Required task: Give again the entries below exactly, beginning at the first line and ending at the line with "facecolor=bg, edgecolor='none', zorder=-10))".

Dataset extract:

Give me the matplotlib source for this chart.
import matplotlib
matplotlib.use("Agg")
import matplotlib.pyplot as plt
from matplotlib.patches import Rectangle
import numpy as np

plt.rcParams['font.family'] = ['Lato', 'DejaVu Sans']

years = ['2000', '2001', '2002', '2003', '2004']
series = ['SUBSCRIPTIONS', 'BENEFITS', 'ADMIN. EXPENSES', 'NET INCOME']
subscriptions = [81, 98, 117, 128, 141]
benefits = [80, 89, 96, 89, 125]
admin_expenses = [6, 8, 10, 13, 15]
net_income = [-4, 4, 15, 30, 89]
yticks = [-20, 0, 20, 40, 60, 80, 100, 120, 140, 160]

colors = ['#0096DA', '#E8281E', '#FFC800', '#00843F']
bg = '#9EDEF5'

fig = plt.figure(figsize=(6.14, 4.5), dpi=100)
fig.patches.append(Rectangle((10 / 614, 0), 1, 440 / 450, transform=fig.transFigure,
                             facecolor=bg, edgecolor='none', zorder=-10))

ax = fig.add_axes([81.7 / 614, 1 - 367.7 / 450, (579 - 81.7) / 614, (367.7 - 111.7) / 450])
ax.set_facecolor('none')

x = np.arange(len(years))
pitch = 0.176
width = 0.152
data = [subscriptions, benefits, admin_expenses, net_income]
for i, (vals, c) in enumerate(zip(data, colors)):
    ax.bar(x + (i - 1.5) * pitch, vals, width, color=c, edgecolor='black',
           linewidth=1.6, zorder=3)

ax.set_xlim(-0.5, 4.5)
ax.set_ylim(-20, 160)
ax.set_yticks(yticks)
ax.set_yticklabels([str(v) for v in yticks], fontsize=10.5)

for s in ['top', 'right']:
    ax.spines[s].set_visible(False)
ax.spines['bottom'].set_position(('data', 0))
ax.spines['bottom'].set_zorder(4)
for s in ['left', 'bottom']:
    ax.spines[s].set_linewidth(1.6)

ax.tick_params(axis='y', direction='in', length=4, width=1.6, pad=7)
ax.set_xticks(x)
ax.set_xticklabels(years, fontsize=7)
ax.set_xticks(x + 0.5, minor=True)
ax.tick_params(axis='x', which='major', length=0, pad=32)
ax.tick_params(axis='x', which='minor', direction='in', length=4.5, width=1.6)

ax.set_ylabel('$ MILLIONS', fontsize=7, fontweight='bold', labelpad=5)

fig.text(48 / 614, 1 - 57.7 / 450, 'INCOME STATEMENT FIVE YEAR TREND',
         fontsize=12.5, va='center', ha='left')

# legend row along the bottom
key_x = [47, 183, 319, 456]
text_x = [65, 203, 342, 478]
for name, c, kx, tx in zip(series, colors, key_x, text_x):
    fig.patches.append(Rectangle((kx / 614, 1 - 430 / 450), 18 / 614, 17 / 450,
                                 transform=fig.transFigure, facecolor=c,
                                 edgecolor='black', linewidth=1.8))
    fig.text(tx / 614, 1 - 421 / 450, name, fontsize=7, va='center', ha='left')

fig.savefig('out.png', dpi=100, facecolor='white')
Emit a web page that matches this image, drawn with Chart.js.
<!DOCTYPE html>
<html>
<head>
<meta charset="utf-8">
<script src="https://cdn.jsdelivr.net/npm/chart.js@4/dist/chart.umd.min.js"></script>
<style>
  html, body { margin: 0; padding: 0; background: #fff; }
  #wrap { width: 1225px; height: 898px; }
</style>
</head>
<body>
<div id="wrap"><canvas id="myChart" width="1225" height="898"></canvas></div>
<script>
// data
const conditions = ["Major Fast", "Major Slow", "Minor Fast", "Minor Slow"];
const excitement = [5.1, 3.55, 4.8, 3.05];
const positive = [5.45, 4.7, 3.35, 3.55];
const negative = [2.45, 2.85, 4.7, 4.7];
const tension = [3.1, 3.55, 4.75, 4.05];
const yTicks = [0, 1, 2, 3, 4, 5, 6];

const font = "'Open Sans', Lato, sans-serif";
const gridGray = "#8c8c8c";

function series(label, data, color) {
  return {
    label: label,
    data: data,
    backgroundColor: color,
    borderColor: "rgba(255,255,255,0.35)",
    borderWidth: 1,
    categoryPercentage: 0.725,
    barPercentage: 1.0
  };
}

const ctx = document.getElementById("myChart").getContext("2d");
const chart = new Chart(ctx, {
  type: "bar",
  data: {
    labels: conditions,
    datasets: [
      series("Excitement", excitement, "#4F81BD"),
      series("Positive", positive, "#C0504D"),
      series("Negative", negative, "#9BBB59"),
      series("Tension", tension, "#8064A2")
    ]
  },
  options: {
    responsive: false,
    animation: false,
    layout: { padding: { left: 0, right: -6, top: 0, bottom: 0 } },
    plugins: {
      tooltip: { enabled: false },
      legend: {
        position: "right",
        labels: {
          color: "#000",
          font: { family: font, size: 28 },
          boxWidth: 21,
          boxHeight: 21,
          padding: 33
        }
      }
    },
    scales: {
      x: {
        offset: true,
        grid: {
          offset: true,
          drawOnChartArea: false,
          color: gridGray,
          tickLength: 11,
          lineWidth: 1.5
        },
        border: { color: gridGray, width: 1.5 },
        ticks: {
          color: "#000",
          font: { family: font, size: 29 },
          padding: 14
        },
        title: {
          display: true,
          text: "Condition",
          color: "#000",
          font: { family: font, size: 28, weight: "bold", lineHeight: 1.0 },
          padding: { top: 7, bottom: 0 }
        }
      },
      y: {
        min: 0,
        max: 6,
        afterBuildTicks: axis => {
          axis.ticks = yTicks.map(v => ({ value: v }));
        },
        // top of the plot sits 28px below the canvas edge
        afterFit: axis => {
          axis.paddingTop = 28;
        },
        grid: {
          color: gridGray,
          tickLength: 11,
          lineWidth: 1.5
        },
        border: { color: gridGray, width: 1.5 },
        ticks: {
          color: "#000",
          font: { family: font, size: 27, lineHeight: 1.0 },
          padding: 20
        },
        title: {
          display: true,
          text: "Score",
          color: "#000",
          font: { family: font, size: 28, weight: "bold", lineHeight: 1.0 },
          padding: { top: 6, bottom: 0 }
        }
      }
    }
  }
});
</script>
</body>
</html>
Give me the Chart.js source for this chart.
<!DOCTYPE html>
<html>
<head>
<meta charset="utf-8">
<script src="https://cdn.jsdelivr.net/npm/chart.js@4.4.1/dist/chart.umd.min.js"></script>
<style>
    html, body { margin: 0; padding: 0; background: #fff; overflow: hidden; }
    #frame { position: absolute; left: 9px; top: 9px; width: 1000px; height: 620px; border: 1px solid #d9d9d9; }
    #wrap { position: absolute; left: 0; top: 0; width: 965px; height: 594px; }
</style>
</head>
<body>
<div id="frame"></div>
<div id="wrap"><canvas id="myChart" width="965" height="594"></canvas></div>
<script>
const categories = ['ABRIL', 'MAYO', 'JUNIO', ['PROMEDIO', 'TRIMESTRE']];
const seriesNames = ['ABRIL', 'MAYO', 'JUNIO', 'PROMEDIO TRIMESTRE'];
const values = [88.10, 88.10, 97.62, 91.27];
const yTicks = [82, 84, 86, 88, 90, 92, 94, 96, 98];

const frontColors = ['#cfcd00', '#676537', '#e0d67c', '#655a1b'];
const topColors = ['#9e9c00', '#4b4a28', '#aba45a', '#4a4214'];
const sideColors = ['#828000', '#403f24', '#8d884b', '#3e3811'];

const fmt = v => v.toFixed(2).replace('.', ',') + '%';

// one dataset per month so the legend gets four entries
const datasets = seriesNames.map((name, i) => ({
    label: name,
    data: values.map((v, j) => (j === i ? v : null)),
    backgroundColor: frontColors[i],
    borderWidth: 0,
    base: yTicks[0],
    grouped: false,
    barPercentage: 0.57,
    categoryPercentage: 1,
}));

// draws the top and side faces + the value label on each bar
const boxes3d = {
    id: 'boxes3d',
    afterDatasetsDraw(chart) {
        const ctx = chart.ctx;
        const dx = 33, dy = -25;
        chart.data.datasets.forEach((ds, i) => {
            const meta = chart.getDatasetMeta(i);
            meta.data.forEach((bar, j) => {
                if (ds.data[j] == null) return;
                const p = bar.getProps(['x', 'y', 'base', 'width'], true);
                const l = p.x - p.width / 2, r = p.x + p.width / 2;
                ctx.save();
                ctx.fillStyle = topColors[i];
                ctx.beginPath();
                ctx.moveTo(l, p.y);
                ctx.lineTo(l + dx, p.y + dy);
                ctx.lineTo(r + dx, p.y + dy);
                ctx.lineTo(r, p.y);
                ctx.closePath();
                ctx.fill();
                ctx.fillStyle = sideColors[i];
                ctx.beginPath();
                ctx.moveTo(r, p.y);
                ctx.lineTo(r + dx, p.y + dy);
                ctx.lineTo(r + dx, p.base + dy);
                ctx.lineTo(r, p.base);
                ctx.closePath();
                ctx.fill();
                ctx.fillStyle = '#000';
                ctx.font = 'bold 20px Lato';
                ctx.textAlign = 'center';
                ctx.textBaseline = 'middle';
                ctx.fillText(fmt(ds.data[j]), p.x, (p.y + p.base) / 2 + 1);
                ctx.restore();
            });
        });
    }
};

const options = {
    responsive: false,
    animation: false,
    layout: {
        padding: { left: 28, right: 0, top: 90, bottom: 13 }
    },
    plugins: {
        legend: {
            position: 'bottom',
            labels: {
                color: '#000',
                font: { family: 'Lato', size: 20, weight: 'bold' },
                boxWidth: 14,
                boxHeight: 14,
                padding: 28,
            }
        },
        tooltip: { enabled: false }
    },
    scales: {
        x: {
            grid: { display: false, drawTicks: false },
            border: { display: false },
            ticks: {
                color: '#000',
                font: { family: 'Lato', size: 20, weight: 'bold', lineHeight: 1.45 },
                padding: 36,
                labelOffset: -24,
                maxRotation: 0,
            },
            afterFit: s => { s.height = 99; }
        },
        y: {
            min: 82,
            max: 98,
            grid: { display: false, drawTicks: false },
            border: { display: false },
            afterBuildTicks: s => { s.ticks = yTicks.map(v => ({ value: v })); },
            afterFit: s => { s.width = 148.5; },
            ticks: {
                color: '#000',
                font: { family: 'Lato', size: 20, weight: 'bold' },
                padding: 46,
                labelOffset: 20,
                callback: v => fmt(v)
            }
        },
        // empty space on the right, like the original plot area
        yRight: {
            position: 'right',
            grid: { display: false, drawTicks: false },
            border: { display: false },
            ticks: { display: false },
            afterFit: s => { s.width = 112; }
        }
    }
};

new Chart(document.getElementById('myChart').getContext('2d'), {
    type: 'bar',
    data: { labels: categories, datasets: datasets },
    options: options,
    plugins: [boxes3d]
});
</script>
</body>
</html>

Task response:
Give me the matplotlib source for this chart.
import matplotlib
matplotlib.use("Agg")
import matplotlib.pyplot as plt
from matplotlib.patches import Rectangle
import numpy as np

plt.rcParams['font.family'] = ['Lato', 'DejaVu Sans']

years = ['2000', '2001', '2002', '2003', '2004']
series = ['SUBSCRIPTIONS', 'BENEFITS', 'ADMIN. EXPENSES', 'NET INCOME']
subscriptions = [81, 98, 117, 128, 141]
benefits = [80, 89, 96, 89, 125]
admin_expenses = [6, 8, 10, 13, 15]
net_income = [-4, 4, 15, 30, 89]
yticks = [-20, 0, 20, 40, 60, 80, 100, 120, 140, 160]

colors = ['#0096DA', '#E8281E', '#FFC800', '#00843F']
bg = '#9EDEF5'

fig = plt.figure(figsize=(6.14, 4.5), dpi=100)
fig.patches.append(Rectangle((10 / 614, 0), 1, 440 / 450, transform=fig.transFigure,
                             facecolor=bg, edgecolor='none', zorder=-10))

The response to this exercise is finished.